Cliven Bundy got one thing right: His claim is absurd, but challenging property law is not

He may be a clown, but his actions raise a question: Who is the state to determine who gets to use what resources?

Published April 21, 2014 11:43AM (EDT)

Cliven Bundy                    (Reuters/Jim Urquhart)
Cliven Bundy (Reuters/Jim Urquhart)

Clive Bundy’s property rights dispute with the federal government appears now to be over. For those unaware, basically this rancher wanted to graze cattle on federally owned land without paying the grazing fee, due to some strange legal theory that the land was really his. The spectacle generated an obscene amount of commentary to which I am guiltily adding here. I wouldn’t be adding any commentary to it except that all of the analysis I read on it seems to have missed the mark.

More than anything else to have gotten this much attention in a long time, what the Bundy saga shows us is that property ownership is a purely governmental construct. The allocation of resources in this country is done by government-imposed institutions, most especially through the biggest government programs in history: property and contract law. At its root, the Bundy dispute is not about who owns the land. We already know who owns it because the law is pretty clear. It is about who gets to decide the question in the first place.

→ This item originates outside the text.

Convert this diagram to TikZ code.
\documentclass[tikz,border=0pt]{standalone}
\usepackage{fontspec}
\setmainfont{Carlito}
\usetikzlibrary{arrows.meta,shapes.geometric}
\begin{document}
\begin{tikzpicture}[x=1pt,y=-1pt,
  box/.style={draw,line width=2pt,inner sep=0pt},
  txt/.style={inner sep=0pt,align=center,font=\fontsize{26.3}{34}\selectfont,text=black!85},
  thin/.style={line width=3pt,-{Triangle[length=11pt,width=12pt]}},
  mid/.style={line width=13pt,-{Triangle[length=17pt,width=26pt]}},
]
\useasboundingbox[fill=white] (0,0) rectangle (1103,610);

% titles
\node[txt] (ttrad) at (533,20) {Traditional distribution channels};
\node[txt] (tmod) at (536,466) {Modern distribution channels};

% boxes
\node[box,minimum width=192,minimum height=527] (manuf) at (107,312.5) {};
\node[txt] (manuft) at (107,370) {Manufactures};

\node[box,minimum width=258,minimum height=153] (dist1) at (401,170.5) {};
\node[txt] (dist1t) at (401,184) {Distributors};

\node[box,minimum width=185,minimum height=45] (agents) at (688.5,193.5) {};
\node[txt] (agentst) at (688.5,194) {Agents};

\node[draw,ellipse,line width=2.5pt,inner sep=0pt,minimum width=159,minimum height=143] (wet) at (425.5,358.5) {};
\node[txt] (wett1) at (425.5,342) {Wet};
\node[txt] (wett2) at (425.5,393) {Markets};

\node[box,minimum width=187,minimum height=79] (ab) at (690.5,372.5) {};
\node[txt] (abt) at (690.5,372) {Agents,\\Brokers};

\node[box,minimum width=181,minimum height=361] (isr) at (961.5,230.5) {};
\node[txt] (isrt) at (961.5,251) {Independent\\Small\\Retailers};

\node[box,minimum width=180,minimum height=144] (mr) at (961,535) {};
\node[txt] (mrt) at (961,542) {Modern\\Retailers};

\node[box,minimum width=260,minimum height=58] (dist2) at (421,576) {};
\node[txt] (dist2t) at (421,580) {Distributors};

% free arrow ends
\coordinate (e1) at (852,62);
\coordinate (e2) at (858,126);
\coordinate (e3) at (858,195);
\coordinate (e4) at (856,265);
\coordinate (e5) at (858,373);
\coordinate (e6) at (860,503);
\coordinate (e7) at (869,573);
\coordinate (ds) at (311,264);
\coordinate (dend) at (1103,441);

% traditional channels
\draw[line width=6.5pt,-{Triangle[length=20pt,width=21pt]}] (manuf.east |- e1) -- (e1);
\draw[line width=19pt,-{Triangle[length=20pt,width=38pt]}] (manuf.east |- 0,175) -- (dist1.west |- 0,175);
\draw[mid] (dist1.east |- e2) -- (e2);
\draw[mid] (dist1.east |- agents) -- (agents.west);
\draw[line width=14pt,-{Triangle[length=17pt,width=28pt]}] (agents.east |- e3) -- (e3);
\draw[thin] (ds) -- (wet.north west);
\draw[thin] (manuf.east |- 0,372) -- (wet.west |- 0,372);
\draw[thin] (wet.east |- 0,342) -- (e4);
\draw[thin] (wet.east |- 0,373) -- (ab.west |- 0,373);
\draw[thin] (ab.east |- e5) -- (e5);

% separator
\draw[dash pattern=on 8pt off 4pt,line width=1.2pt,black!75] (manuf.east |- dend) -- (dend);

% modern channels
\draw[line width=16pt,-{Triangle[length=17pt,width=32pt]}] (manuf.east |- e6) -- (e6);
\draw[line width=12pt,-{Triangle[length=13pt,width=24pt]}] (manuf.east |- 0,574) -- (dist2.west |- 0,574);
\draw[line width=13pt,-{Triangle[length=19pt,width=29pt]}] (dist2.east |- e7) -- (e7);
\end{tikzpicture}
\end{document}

In essence, Bundy’s actions challenge everyone to ask themselves: Who is the state to determine who gets to use what resources? Or, alternatively, why should we think that the way the state has currently determined that question is the correct one?

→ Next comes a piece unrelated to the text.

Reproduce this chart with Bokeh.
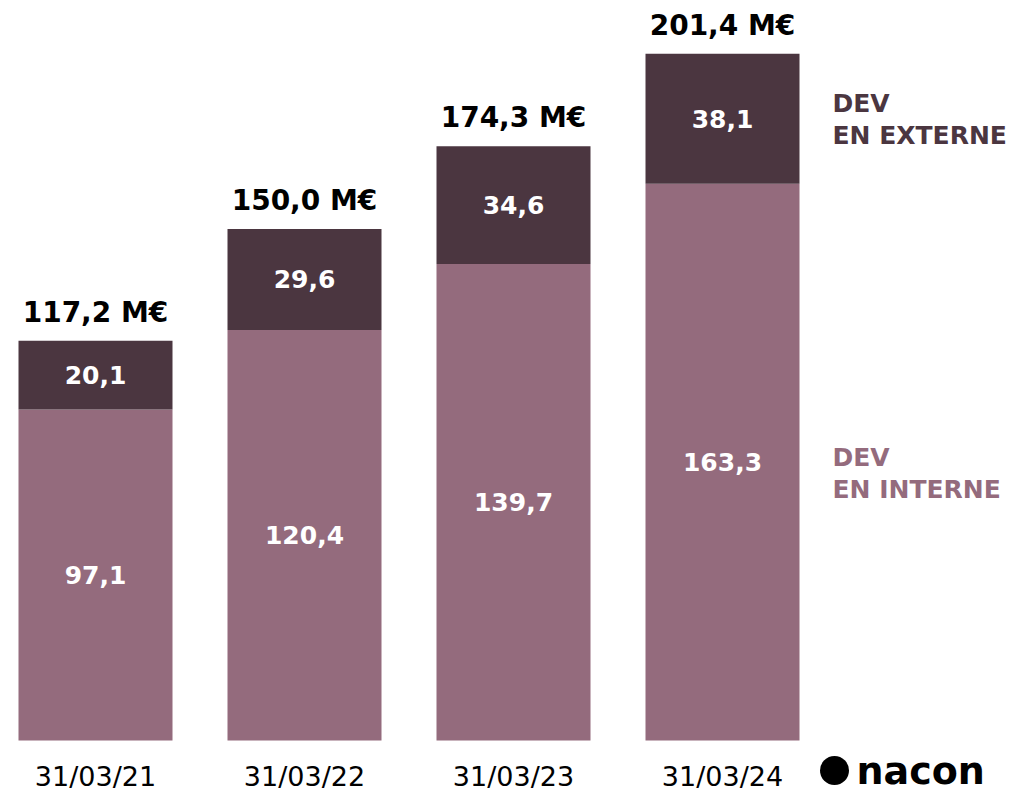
from bokeh.plotting import figure
from bokeh.models import ColumnDataSource, Range1d
from bokeh.core.properties import value
from bokeh.embed import file_html
from bokeh.resources import INLINE

categories = ["31/03/21", "31/03/22", "31/03/23", "31/03/24"]
interne = [97.1, 120.4, 139.7, 163.3]
externe = [20.1, 29.6, 34.6, 38.1]

DARK = "#4b3640"
LIGHT = "#946b7d"
FONT = "DejaVu Sans"

def fr(v):
    return f"{v:.1f}".replace(".", ",")

xs = list(range(len(categories)))
totals = [a + b for a, b in zip(interne, externe)]
src = ColumnDataSource(dict(
    x=xs,
    interne=interne,
    externe=externe,
    top=totals,
    mid_in=[v / 2 for v in interne],
    mid_ex=[a + b / 2 for a, b in zip(interne, externe)],
    lab_in=[fr(v) for v in interne],
    lab_ex=[fr(v) for v in externe],
    lab_tot=[fr(v) + " M€" for v in totals],
    cat=categories,
    zero=[0] * len(xs),
))

W, H = 1008, 792
pxx = 209.0
pxy = 3.41
x0 = -95 / pxx
y0 = -52 / pxy
p = figure(width=W, height=H, output_backend="svg", toolbar_location=None,
           x_range=Range1d(x0, x0 + W / pxx), y_range=Range1d(y0, y0 + H / pxy),
           min_border=0, outline_line_color=None)
p.axis.visible = False
p.grid.visible = False

bw = 154 / pxx
p.vbar(x="x", bottom="zero", top="interne", width=bw, source=src,
       fill_color=LIGHT, line_color=None)
p.vbar(x="x", bottom="interne", top="top", width=bw, source=src,
       fill_color=DARK, line_color=None)

p.text(x="x", y="mid_in", text="lab_in", source=src, text_align="center",
       text_baseline="middle", text_color="white", text_font=value(FONT),
       text_font_style="bold", text_font_size="25px")
p.text(x="x", y="mid_ex", text="lab_ex", source=src, text_align="center",
       text_baseline="middle", text_color="white", text_font=value(FONT),
       text_font_style="bold", text_font_size="25px")
p.text(x="x", y="top", text="lab_tot", source=src, text_align="center",
       text_baseline="bottom", y_offset=-12, text_color="black",
       text_font=value(FONT), text_font_style="bold", text_font_size="28px")
p.text(x="x", y="zero", text="cat", source=src, text_align="center",
       text_baseline="middle", y_offset=36, text_color="black",
       text_font=value(FONT), text_font_size="27px")

lx = 832 / pxx + x0
legend_src = ColumnDataSource(dict(
    x=[lx, lx],
    y=[182.1, 78.3],
    t=["DEV\nEN EXTERNE", "DEV\nEN INTERNE"],
    c=[DARK, LIGHT],
))
p.text(x="x", y="y", text="t", source=legend_src, text_align="left",
       text_baseline="middle", text_color="c", text_font=value(FONT),
       text_font_style="bold", text_font_size="25px", text_line_height=1.1)

# logo
p.text(x=[856 / pxx + x0], y=[0], text=["nacon"], text_align="left",
       text_baseline="middle", y_offset=30, text_color="black",
       text_font=value(FONT), text_font_style="bold", text_font_size="38px")
p.scatter(x=[834 / pxx + x0], y=[-8.8], size=29,
          fill_color="black", line_color=None)

open("out.html", "w").write(file_html(p, INLINE))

Bundy is a clown whose particular pleas are totally unsympathetic, though his identity presentation triggers the right tribal signals, causing political blocs to churn in predictable ways. But the basic idea of challenging property laws in this way is not a new one and the question of how to create our scarcity allocation institutions is a perpetual one.

Before Bundy, for instance, we had the civil rights movement and its famed sit-ins. Among other things, those sit-ins were straightforwardly challenging the state’s construction of property law in such a way that empowers certain people to exclude others from places based upon their racist whims (whims that the state enforces with its police, as the sit-in participants experienced quite directly). More recently, efforts to prohibit anti-gay discrimination in public accommodations present a similar protest, arguing that our statist property law institutions should not operate so as to keep people out of certain places because of their sexual orientation.

These kinds of property law challenges even pop up in very mundane places. The New York Times reported in January of this year about a property law dispute between a McDonald’s in Queens and a group of elderly people. The elderly people believed that they should be allowed to sit in the McDonald’s for as long as they want, while the McDonald’s proprietor thought they should be limited. The violent state made the property law decision that the elderly must go and have started to kick them out for staying too long. But, like Cliven Bundy, they are reported to be bucking the state’s property law institutions as best they can by leaving when the police force them to, circling the block, and then buying something else and sitting back down.

From Bundy, to sit-ins, to anti-discrimination battles, to elderly patrons who really want to hang out in McDonald’s, these are all the same kind of dispute. The state creates laws that determine who can use what, when, where and how. And sometimes people disagree with those statist property laws and think they should be reconfigured along other lines.

The biggest mistake we can make when talking about these kinds of things is to act like the question of how to construct our scarcity allocation institutions is one of fact. It’s not. It’s not truly the case that Bundy is in the right or that the federal government is in the right, as if there is some kind of objective determination to be made on the matter. Who gets to use that land is totally made up and we can make it up however we want. The same is true over who gets to use any other piece of the world that resides within the borders of this nation.

Ultimately, I find Bundy’s claim wrong, not because it is against the law, but because I’d much rather he pay rent on the land (which, by the way, nobody makes) than have him capture the unearned windfall of land rents at the expense of everyone else. But I applaud the basic idea that we should be rethinking our economic institutions and whether they are actually serving us the way they ought to. When 75 percent of the things in this country are controlled by 10 percent of the people, I’d say they aren’t serving us well. And like Bundy, I’d be up for some civil disobedience against the statist property institutions that create and enforce that disparity as well.